Simulates sRGB colour

Simulates sRGB colour

Your choices make a big difference. Your photo will not gain extra colours by just changing from a small gamut to large gamut.

Many cameras are set to sRGB by default. Depending on the final use, you may want to set your camera to Adobe RGB 1998 or ProPhoto (with some extra research!) The two latter gamuts will give a broader spectrum of colour choices more appropriate for print applications.

Once you have chosen your camera's colour gamut it is important to be consistent across all hardware and service providers. If you choose Adobe RGB 1998 it is important to calibrate your monitor and printer while using the correct settings for software and service providers - good colour process. Without consistent colour gamuts across your process your post processing efforts will be worthless.

Pro Perspective

Colour is critical.

Some clients understand the intricacies of colour.
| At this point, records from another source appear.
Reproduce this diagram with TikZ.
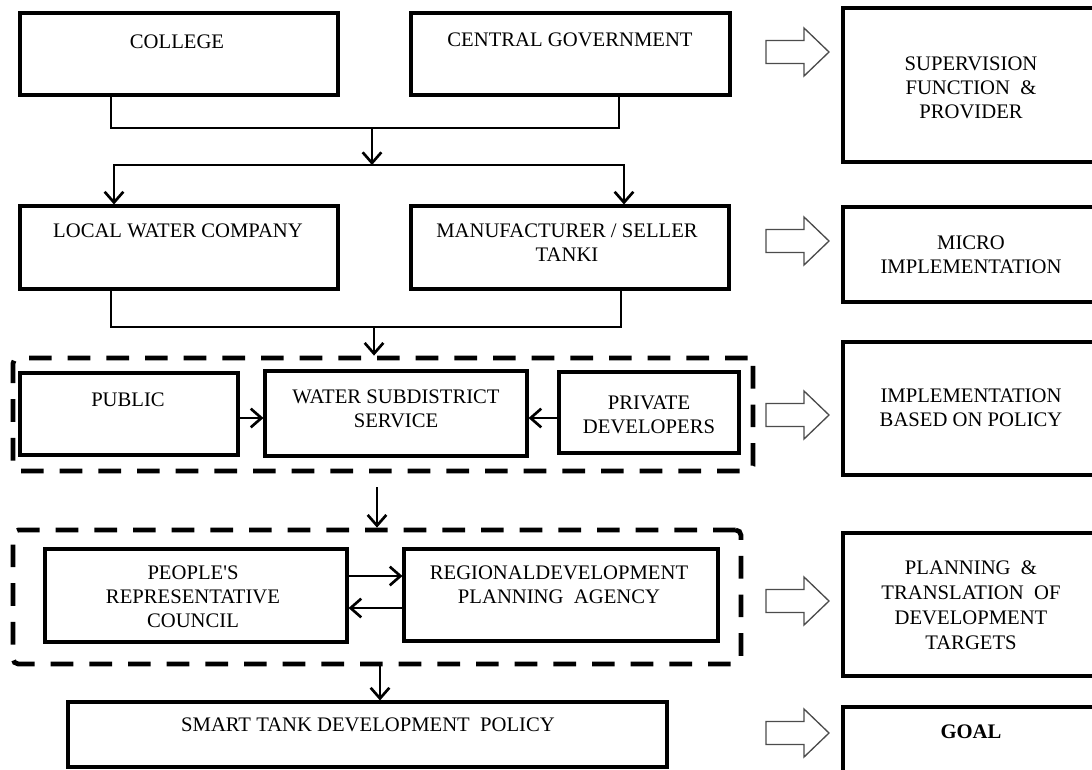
\documentclass[tikz,border=0pt]{standalone}
\usepackage{fontspec}
\setmainfont{Liberation Serif}
\usetikzlibrary{arrows.meta}

% box from corner (x1,y1) to corner (x2,y2): style, name, x1, y1, x2, y2
\newcommand\placebox[6]{%
  \node[#1, minimum width={(#5-#3)*0.75pt}, minimum height={(#6-#4)*0.75pt}]
    (#2) at ({(#3+#5)/2},{(#4+#6)/2}) {};}

\begin{document}
\begin{tikzpicture}[x=0.75pt,y=-0.75pt,
  box/.style={draw, line width=2.3pt, inner sep=0pt},
  dashbox/.style={draw, line width=3.6pt, dash pattern=on 17pt off 12pt,
    rounded corners=4pt, inner sep=0pt},
  txt/.style={font=\fontsize{15.5}{18}\selectfont, align=center, inner sep=0pt},
  link/.style={line width=2pt},
  barb/.tip={Straight Barb[length=8pt,width=14pt,line width=2pt]},
  flow/.style={link, -barb},
  flowboth/.style={link, barb-barb},
  blockarrow/.style={draw=black!70, line width=1pt, fill=white, line join=miter},
  hollow/.pic={\path[blockarrow] (0,-11.5) -- (38,-11.5) -- (38,-24) -- (63,0)
    -- (38,24) -- (38,11.5) -- (0,11.5) -- cycle;}
]
\fill[white] (0,0) rectangle (1092,769);
\useasboundingbox (0,0) rectangle (1092,769);
\clip (0,0) rectangle (1092,769);

% left column: actors
\placebox{box}{college}{20}{13}{338}{95}
\placebox{box}{central}{411}{13}{730}{95}
\placebox{box}{local}{20}{206}{338}{289}
\placebox{box}{maker}{411}{206}{729}{289}
\placebox{dashbox}{servicegroup}{13}{358}{753}{471}
\placebox{box}{public}{20}{373}{238}{455}
\placebox{box}{subdistrict}{265}{371}{527}{456}
\placebox{box}{private}{559}{372}{739}{453}
\placebox{dashbox}{planninggroup}{13}{530}{741}{664}
\placebox{box}{people}{45}{549}{347}{642}
\placebox{box}{regional}{404}{549}{718}{641}
\placebox{box}{policy}{68}{702}{667}{767}

% right column: roles
\placebox{box}{supervision}{843}{8}{1100}{162}
\placebox{box}{micro}{843}{207}{1100}{302}
\placebox{box}{implementation}{843}{342}{1100}{475}
\placebox{box}{planning}{843}{533}{1100}{676}
\placebox{box}{goal}{843}{707}{1100}{800}

% labels
\node[txt] (t-college) at (177,42) {COLLEGE};
\node[txt] (t-central) at (570,40) {CENTRAL GOVERNMENT};
\node[txt] (t-local) at (178,231) {LOCAL WATER COMPANY};
\node[txt] (t-maker) at (567,242.5) {MANUFACTURER / SELLER\\TANKI};
\node[txt] (t-public) at (128,400) {PUBLIC};
\node[txt] (t-subdistrict) at (396,408.5) {WATER SUBDISTRICT\\SERVICE};
\node[txt] (t-private) at (649,414.5) {PRIVATE\\DEVELOPERS};
\node[txt] (t-people) at (193,596.5) {PEOPLE\textquotesingle S\\REPRESENTATIVE\\COUNCIL};
\node[txt] (t-regional) at (559,584.5) {REGIONALDEVELOPMENT\\PLANNING\ \ AGENCY};
\node[txt] (t-policy) at (368,725) {SMART TANK DEVELOPMENT\ \ POLICY};
\node[txt] (t-supervision) at (971,87.5) {SUPERVISION\\FUNCTION\ \ \&\\PROVIDER};
\node[txt] (t-micro) at (971,255) {MICRO\\IMPLEMENTATION};
\node[txt] (t-implementation) at (971,408) {IMPLEMENTATION\\BASED ON POLICY};
\node[txt, font=\fontsize{15.5}{18.75}\selectfont] (t-planning) at (971,605.5)
  {PLANNING\ \ \&\\TRANSLATION\ \ OF\\DEVELOPMENT\\TARGETS};
\node[txt, font=\fontsize{15.5}{18}\selectfont\bfseries] (t-goal) at (971,732) {GOAL};

% junction points
\coordinate (j1) at (111,128);
\coordinate (j2) at (619,128);
\coordinate (jm) at (372,128);
\coordinate (s1) at (114,165);
\coordinate (s2) at (624,165);
\coordinate (sm) at (372,165);
\coordinate (k1) at (111,327);
\coordinate (k2) at (621,327);
\coordinate (km) at (374,327);
\coordinate (h1) at (0,418);
\coordinate (d1) at (377,487);
\coordinate (r1) at (0,576);
\coordinate (r2) at (0,608);
\coordinate (e1) at (380,0);

% connectors
\draw[link] (college.south -| j1) -- (j1) -- (j2) -- (central.south -| j2);
\draw[flow] (jm) -- (sm);
\draw[flowboth] (local.north -| s1) -- (s1) -- (s2) -- (maker.north -| s2);
\draw[link] (local.south -| k1) -- (k1) -- (k2) -- (maker.south -| k2);
\draw[flow] (km) -- (servicegroup.north -| km);
\draw[flow] (public.east |- h1) -- (subdistrict.west |- h1);
\draw[flow] (private.west |- h1) -- (subdistrict.east |- h1);
\draw[flow] (d1) -- (planninggroup.north -| d1);
\draw[flow] (people.east |- r1) -- (regional.west |- r1);
\draw[flow] (regional.west |- r2) -- (people.east |- r2);
\draw[flow] (planninggroup.south -| e1) -- (policy.north -| e1);

% hollow block arrows towards the roles
\pic at (766,52) {hollow};
\pic at (766,241) {hollow};
\pic at (766,415) {hollow};
\pic at (766,601) {hollow};
\pic at (766,733) {hollow};
\end{tikzpicture}
\end{document}
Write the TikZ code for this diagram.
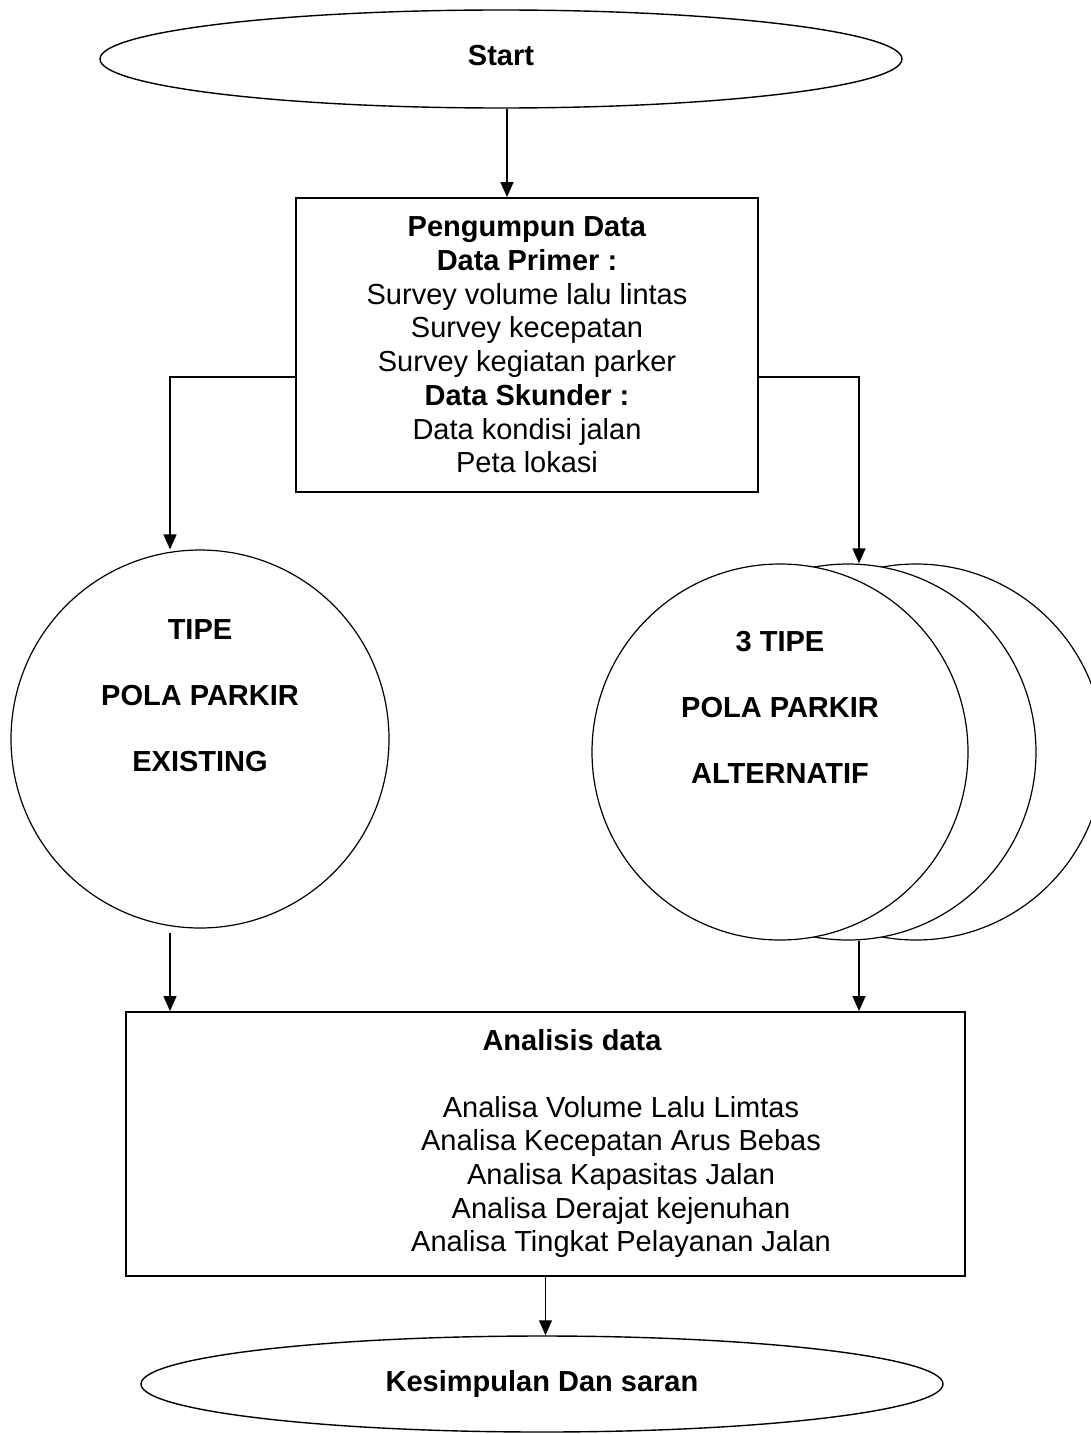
\documentclass[tikz,border=0pt]{standalone}
\usepackage{fontspec}
\setmainfont{Liberation Sans}
\usetikzlibrary{arrows.meta,shapes.geometric,calc}

\begin{document}
\begin{tikzpicture}[x=0.5pt,y=-0.5pt,
    every node/.style={font=\fontsize{14.5}{16.85}\selectfont,align=center},
    bf/.style={font=\fontsize{14.5}{16.85}\selectfont\bfseries},
    box/.style={draw,line width=0.9pt,rectangle,inner sep=0pt},
    oval/.style={draw,line width=0.7pt,ellipse,inner sep=0pt,minimum width=401pt,minimum height=48pt,bf},
    circ/.style={draw,line width=0.6pt,circle,fill=white,inner sep=0pt,minimum size=188pt},
    arr/.style={line width=0.6pt,-{Triangle[length=7.5pt,width=6.5pt]}}]
  \useasboundingbox (0,0) rectangle (1091,1434);

  % start and data collection
  \node[oval,minimum height=49pt] (start) at (501,59) {\raisebox{4pt}{Start}};
  \node[box,minimum width=231pt,minimum height=147pt] (data) at (527,345)
    {\textbf{Pengumpun Data}\\ \textbf{Data Primer :}\\ Survey volume lalu lintas\\
     Survey kecepatan\\ Survey kegiatan parker\\ \textbf{Data Skunder :}\\
     Data kondisi jalan\\ Peta lokasi};

  % parking patterns
  \node[circ,minimum size=189pt] (exist) at (200,739) {};
  \node[bf] (existtxt) at (200,696) {TIPE\\[16.1pt] POLA PARKIR\\[16.1pt] EXISTING};

  \foreach \cx/\nm in {916/back, 848/mid, 780/front} {
    \node[circ] (\nm) at (\cx,752) {};
  }
  \node[bf] (alttxt) at (780,707) {3 TIPE\\[16.1pt] POLA PARKIR\\[16.1pt] ALTERNATIF};

  % analysis and conclusion
  \node[box,minimum width=419.5pt,minimum height=132pt] (ana) at (545.5,1144) {};
  \node[bf] (anatitle) at (572,1040) {Analisis data};
  \node (analist) at (621,1177)
    {Analisa Volume Lalu Limtas\\ Analisa Kecepatan Arus Bebas\\ Analisa Kapasitas Jalan\\
     Analisa Derajat kejenuhan\\ Analisa Tingkat Pelayanan Jalan};
  \node[oval] (stop) at (542,1384) {Kesimpulan Dan saran};

  % connectors
  \draw[arr] ([xshift=3pt]start.south) -- ([xshift=3pt]start.south |- data.north);
  \draw[arr] ([yshift=-16pt]data.west) -| ([xshift=-15pt]exist.north);
  \draw[arr] ([yshift=-16pt]data.east) -| ([xshift=5.5pt]mid.north);
  \draw[arr] ([xshift=-15pt,yshift=-2pt]exist.south) -- ([xshift=-15pt]exist.south |- ana.north);
  \draw[arr] ([xshift=5.5pt]mid.south) -- ([xshift=5.5pt]mid.south |- ana.north);
  \draw[arr] (ana.south) -- (ana.south |- stop.north);
\end{tikzpicture}
\end{document}
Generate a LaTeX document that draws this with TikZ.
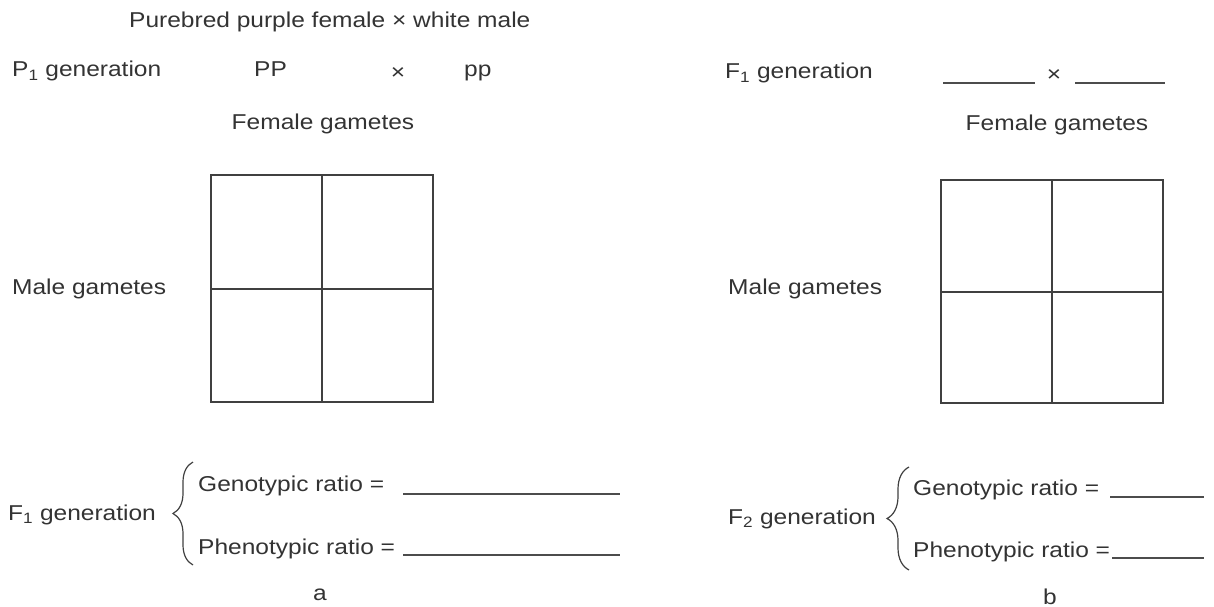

Others need to be gently educated to help them achieve appropriate results with my photos. A photographer needs to be multitalented to have photos reproduced well.

It is disappointing to see good work printed badly by a client. Poor printing reflects poorly on me!



  1. Take a digital file and change it between different gammuts. Notice the difference.
  2. Learn to calibrate your monitor.
  3. Take an identical digital file and get four different printers or labs to make an 'identical' print. Notice the differences.
  4. Learn more about colour!

Final Frame

Take photos. Learn about colour. Have fun!